Start TASK INPUT
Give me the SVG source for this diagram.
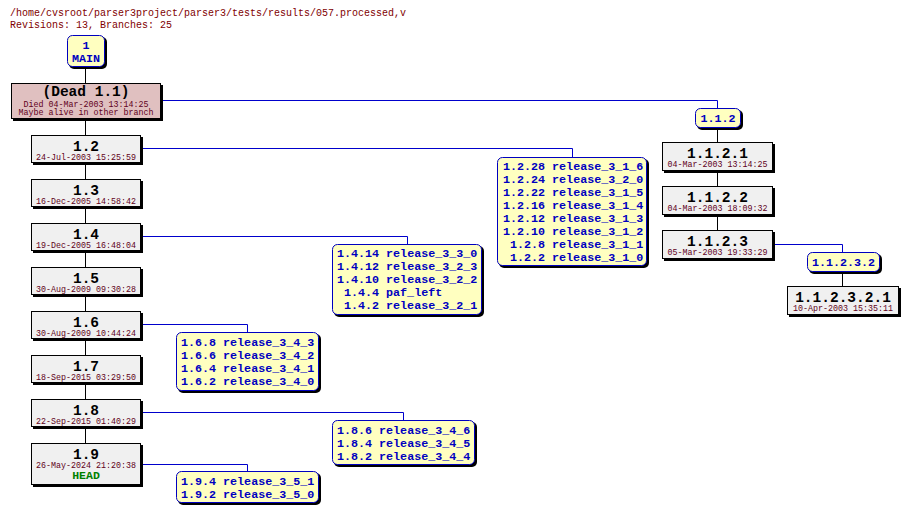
<svg xmlns="http://www.w3.org/2000/svg" width="907" height="513" viewBox="0 0 907 513">
<style>
text{font-family:"Liberation Mono","DejaVu Sans Mono",monospace}
.hdr{font-size:10px;fill:#800000}
.box{fill:#f0f0f0;stroke:#000;stroke-width:1}
.dead{fill:#e0c0c0;stroke:#000;stroke-width:1}
.tag{fill:#ffffc0;stroke:#0000c0;stroke-width:1}
.sh{fill:#000}
.rev{font-size:14.5px;font-weight:bold;text-anchor:middle;fill:#000}
.date{font-size:8.33px;text-anchor:middle;fill:#600020}
.tt{font-size:11.7px;font-weight:bold;fill:#0000c0}
.ttc{font-size:11.7px;font-weight:bold;fill:#0000c0;text-anchor:middle}
.head{font-size:11.5px;font-weight:bold;fill:#008000;text-anchor:middle}
.trunk{stroke:#000;stroke-width:1;fill:none}
.link{stroke:#0000cc;stroke-width:1;fill:none}
</style>
<rect width="907" height="513" fill="#fff"/>
<text class="hdr" x="10" y="16">/home/cvsroot/parser3project/parser3/tests/results/057.processed,v</text>
<text class="hdr" x="10" y="28">Revisions: 13, Branches: 25</text>

<g id="connectors">
<path class="trunk" d="M85.5 67V83M85.5 119V135M85.5 163V179M85.5 207V223M85.5 251V267M85.5 295V311M85.5 339V355M85.5 383V399M85.5 427V443"/>
<path class="trunk" d="M717.5 127V142M717.5 171V186M717.5 215V230M842.5 272V286"/>
<path class="link" d="M161 100.5H717.5V108"/>
<path class="link" d="M141 148.5H572.5V157"/>
<path class="link" d="M141 236.5H407.5V244"/>
<path class="link" d="M141 324.5H247.5V332"/>
<path class="link" d="M141 412.5H403.5V420"/>
<path class="link" d="M141 464.5H247.5V471"/>
<path class="link" d="M773 244.5H842.5V252"/>
</g>

<g id="main">
<rect class="sh" x="69" y="37" width="38" height="32" rx="5"/>
<rect class="tag" x="67.5" y="35.5" width="37" height="31" rx="5"/>
<text class="ttc" x="86" y="49">1</text>
<text class="ttc" x="86" y="62">MAIN</text>
</g>

<g id="r1.1">
<rect class="sh" x="13" y="85" width="150" height="36"/>
<rect class="dead" x="11.5" y="83.5" width="149" height="35"/>
<text class="rev" x="86" y="96">(Dead 1.1)</text>
<text class="date" x="86" y="106.5">Died 04-Mar-2003 13:14:25</text>
<text class="date" x="86" y="114.5">Maybe alive in other branch</text>
</g>

<g id="r1.2">
<rect class="sh" x="33" y="137" width="110" height="28"/>
<rect class="box" x="31.5" y="135.5" width="109" height="27"/>
<text class="rev" x="86" y="150.5">1.2</text>
<text class="date" x="86" y="159.5">24-Jul-2003 15:25:59</text>
</g>
<g id="r1.3">
<rect class="sh" x="33" y="181" width="110" height="28"/>
<rect class="box" x="31.5" y="179.5" width="109" height="27"/>
<text class="rev" x="86" y="194.5">1.3</text>
<text class="date" x="86" y="203.5">16-Dec-2005 14:58:42</text>
</g>
<g id="r1.4">
<rect class="sh" x="33" y="225" width="110" height="28"/>
<rect class="box" x="31.5" y="223.5" width="109" height="27"/>
<text class="rev" x="86" y="238.5">1.4</text>
<text class="date" x="86" y="247.5">19-Dec-2005 16:48:04</text>
</g>
<g id="r1.5">
<rect class="sh" x="33" y="269" width="110" height="28"/>
<rect class="box" x="31.5" y="267.5" width="109" height="27"/>
<text class="rev" x="86" y="282.5">1.5</text>
<text class="date" x="86" y="291.5">30-Aug-2009 09:30:28</text>
</g>
<g id="r1.6">
<rect class="sh" x="33" y="313" width="110" height="28"/>
<rect class="box" x="31.5" y="311.5" width="109" height="27"/>
<text class="rev" x="86" y="326.5">1.6</text>
<text class="date" x="86" y="335.5">30-Aug-2009 10:44:24</text>
</g>
<g id="r1.7">
<rect class="sh" x="33" y="357" width="110" height="28"/>
<rect class="box" x="31.5" y="355.5" width="109" height="27"/>
<text class="rev" x="86" y="370.5">1.7</text>
<text class="date" x="86" y="379.5">18-Sep-2015 03:29:50</text>
</g>
<g id="r1.8">
<rect class="sh" x="33" y="401" width="110" height="28"/>
<rect class="box" x="31.5" y="399.5" width="109" height="27"/>
<text class="rev" x="86" y="414.5">1.8</text>
<text class="date" x="86" y="423.5">22-Sep-2015 01:40:29</text>
</g>
<g id="r1.9">
<rect class="sh" x="33" y="445" width="110" height="42"/>
<rect class="box" x="31.5" y="443.5" width="109" height="41"/>
<text class="rev" x="86" y="458.5">1.9</text>
<text class="date" x="86" y="467.5">26-May-2024 21:20:38</text>
<text class="head" x="86" y="479">HEAD</text>
</g>

<g id="tags1.2">
<rect class="sh" x="499" y="159" width="150" height="109" rx="5"/>
<rect class="tag" x="497.5" y="157.5" width="149" height="108" rx="5"/>
<text class="tt" x="503" y="170">1.2.28 release_3_1_6</text>
<text class="tt" x="503" y="183">1.2.24 release_3_2_0</text>
<text class="tt" x="503" y="196">1.2.22 release_3_1_5</text>
<text class="tt" x="503" y="209">1.2.16 release_3_1_4</text>
<text class="tt" x="503" y="222">1.2.12 release_3_1_3</text>
<text class="tt" x="503" y="235">1.2.10 release_3_1_2</text>
<text class="tt" x="510" y="248">1.2.8 release_3_1_1</text>
<text class="tt" x="510" y="261">1.2.2 release_3_1_0</text>
</g>
<g id="tags1.4">
<rect class="sh" x="334" y="246" width="150" height="71" rx="5"/>
<rect class="tag" x="332.5" y="244.5" width="149" height="70" rx="5"/>
<text class="tt" x="337" y="257">1.4.14 release_3_3_0</text>
<text class="tt" x="337" y="270">1.4.12 release_3_2_3</text>
<text class="tt" x="337" y="283">1.4.10 release_3_2_2</text>
<text class="tt" x="344" y="296">1.4.4 paf_left</text>
<text class="tt" x="344" y="309">1.4.2 release_3_2_1</text>
</g>
<g id="tags1.6">
<rect class="sh" x="178" y="334" width="143" height="59" rx="5"/>
<rect class="tag" x="176.5" y="332.5" width="142" height="58" rx="5"/>
<text class="tt" x="181" y="346">1.6.8 release_3_4_3</text>
<text class="tt" x="181" y="359">1.6.6 release_3_4_2</text>
<text class="tt" x="181" y="372">1.6.4 release_3_4_1</text>
<text class="tt" x="181" y="385">1.6.2 release_3_4_0</text>
</g>
<g id="tags1.8">
<rect class="sh" x="334" y="422" width="143" height="45" rx="5"/>
<rect class="tag" x="332.5" y="420.5" width="142" height="44" rx="5"/>
<text class="tt" x="337" y="434">1.8.6 release_3_4_6</text>
<text class="tt" x="337" y="447">1.8.4 release_3_4_5</text>
<text class="tt" x="337" y="460">1.8.2 release_3_4_4</text>
</g>
<g id="tags1.9">
<rect class="sh" x="178" y="473" width="143" height="32" rx="5"/>
<rect class="tag" x="176.5" y="471.5" width="142" height="31" rx="5"/>
<text class="tt" x="181" y="485">1.9.4 release_3_5_1</text>
<text class="tt" x="181" y="498">1.9.2 release_3_5_0</text>
</g>

<g id="b1.1.2">
<rect class="sh" x="697" y="110" width="46" height="20" rx="5"/>
<rect class="tag" x="695.5" y="108.5" width="45" height="19" rx="5"/>
<text class="ttc" x="718" y="122">1.1.2</text>
</g>
<g id="r1.1.2.1">
<rect class="sh" x="664" y="144" width="111" height="29"/>
<rect class="box" x="662.5" y="142.5" width="110" height="28"/>
<text class="rev" x="717.5" y="157.5">1.1.2.1</text>
<text class="date" x="717.5" y="166.5">04-Mar-2003 13:14:25</text>
</g>
<g id="r1.1.2.2">
<rect class="sh" x="664" y="188" width="111" height="29"/>
<rect class="box" x="662.5" y="186.5" width="110" height="28"/>
<text class="rev" x="717.5" y="201.5">1.1.2.2</text>
<text class="date" x="717.5" y="210.5">04-Mar-2003 18:09:32</text>
</g>
<g id="r1.1.2.3">
<rect class="sh" x="664" y="232" width="111" height="29"/>
<rect class="box" x="662.5" y="230.5" width="110" height="28"/>
<text class="rev" x="717.5" y="245.5">1.1.2.3</text>
<text class="date" x="717.5" y="254.5">05-Mar-2003 19:33:29</text>
</g>
<g id="b1.1.2.3.2">
<rect class="sh" x="809" y="254" width="73" height="20" rx="5"/>
<rect class="tag" x="807.5" y="252.5" width="72" height="19" rx="5"/>
<text class="ttc" x="843.5" y="266">1.1.2.3.2</text>
</g>
<g id="r1.1.2.3.2.1">
<rect class="sh" x="789" y="288" width="112" height="29"/>
<rect class="box" x="787.5" y="286.5" width="111" height="28"/>
<text class="rev" x="843" y="301.5">1.1.2.3.2.1</text>
<text class="date" x="843" y="310.5">10-Apr-2003 15:35:11</text>
</g>
</svg>
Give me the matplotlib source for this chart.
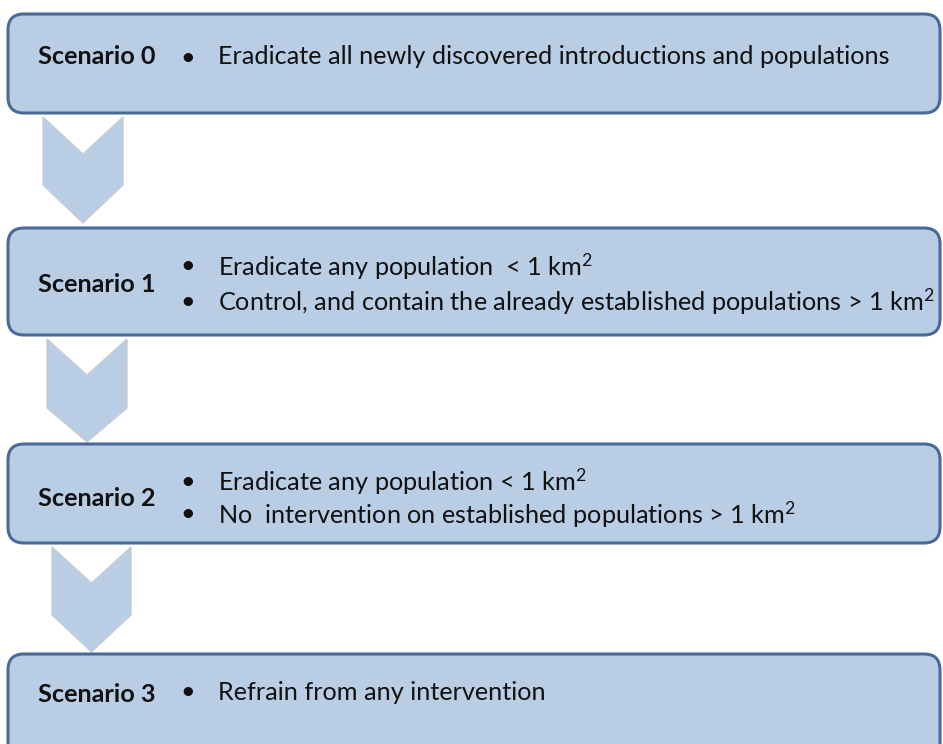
import matplotlib
matplotlib.use("Agg")
import matplotlib.pyplot as plt
from matplotlib.patches import FancyBboxPatch, Polygon

plt.rcParams['font.family'] = ['Lato', 'DejaVu Sans']
plt.rcParams['mathtext.fontset'] = 'custom'
plt.rcParams['mathtext.rm'] = 'Lato'
plt.rcParams['mathtext.it'] = 'Lato:italic'
plt.rcParams['mathtext.bf'] = 'Lato:bold'

scenarios = ["Scenario 0", "Scenario 1", "Scenario 2", "Scenario 3"]
bullets = [
    ["Eradicate all newly discovered introductions and populations"],
    [r"Eradicate any population  < 1 km$^{\mathrm{2}}$",
     r"Control, and contain the already established populations > 1 km$^{\mathrm{2}}$"],
    [r"Eradicate any population < 1 km$^{\mathrm{2}}$",
     r"No  intervention on established populations > 1 km$^{\mathrm{2}}$"],
    ["Refrain from any intervention"],
]

# layout (pixels)
boxes = [(8, 14, 113), (8, 228, 335), (8, 444, 543), (8, 654, 770)]  # left, top, bottom
box_right = 940
chevrons = [(43, 123, 117, 154, 185, 223), (47, 127, 339, 375, 408, 442),
            (52, 131, 547, 583, 615, 652)]
line_y = [[55], [264, 299], [479, 512], [690]]
label_y = [55, 283, 497, 692]

W, H = 943, 744
fig = plt.figure(figsize=(W / 100, H / 100), dpi=100)
ax = fig.add_axes([0, 0, 1, 1])
ax.set_xlim(0, W)
ax.set_ylim(H, 0)
ax.axis('off')

fill = '#B9CDE5'
edge = '#4A6A96'

for (l, t, b) in boxes:
    p = FancyBboxPatch((l, t), box_right - l, b - t,
                       boxstyle="round,pad=0,rounding_size=16",
                       facecolor=fill, edgecolor=edge, linewidth=2.2, zorder=2)
    ax.add_patch(p)

for (x0, x1, top, notch, sh, tip) in chevrons:
    xc = (x0 + x1) / 2
    poly = Polygon([(x0, top), (xc, notch), (x1, top), (x1, sh), (xc, tip), (x0, sh)],
                   closed=True, facecolor=fill, edgecolor='#C8CED6', linewidth=1.0, zorder=1)
    ax.add_patch(poly)

fs = 18.2
for i, name in enumerate(scenarios):
    ax.text(38, label_y[i], name, fontsize=fs, fontweight='bold', color='#111111',
            va='center_baseline', ha='left', zorder=3)
    for j, txt in enumerate(bullets[i]):
        y = line_y[i][j]
        ax.text(188, y, "•", fontsize=fs, color='#111111', va='center_baseline', ha='center', zorder=3)
        ax.text(218, y, txt, fontsize=fs, color='#111111', va='center_baseline', ha='left', zorder=3)

fig.savefig("out.png", dpi=100)
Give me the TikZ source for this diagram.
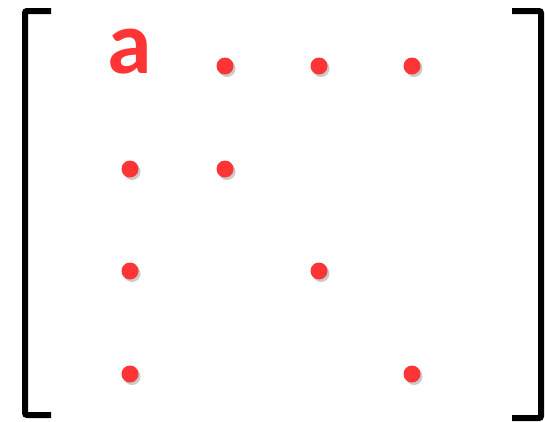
End TASK INPUT
## TASK DESCRIPTION
In the lines above, locate the string "matplotlib". Copy every line where it occurs.

## FULL ANSWER
Give me the matplotlib source for this chart.
import matplotlib
matplotlib.use("Agg")
import matplotlib.pyplot as plt
from matplotlib.patches import FancyBboxPatch, Polygon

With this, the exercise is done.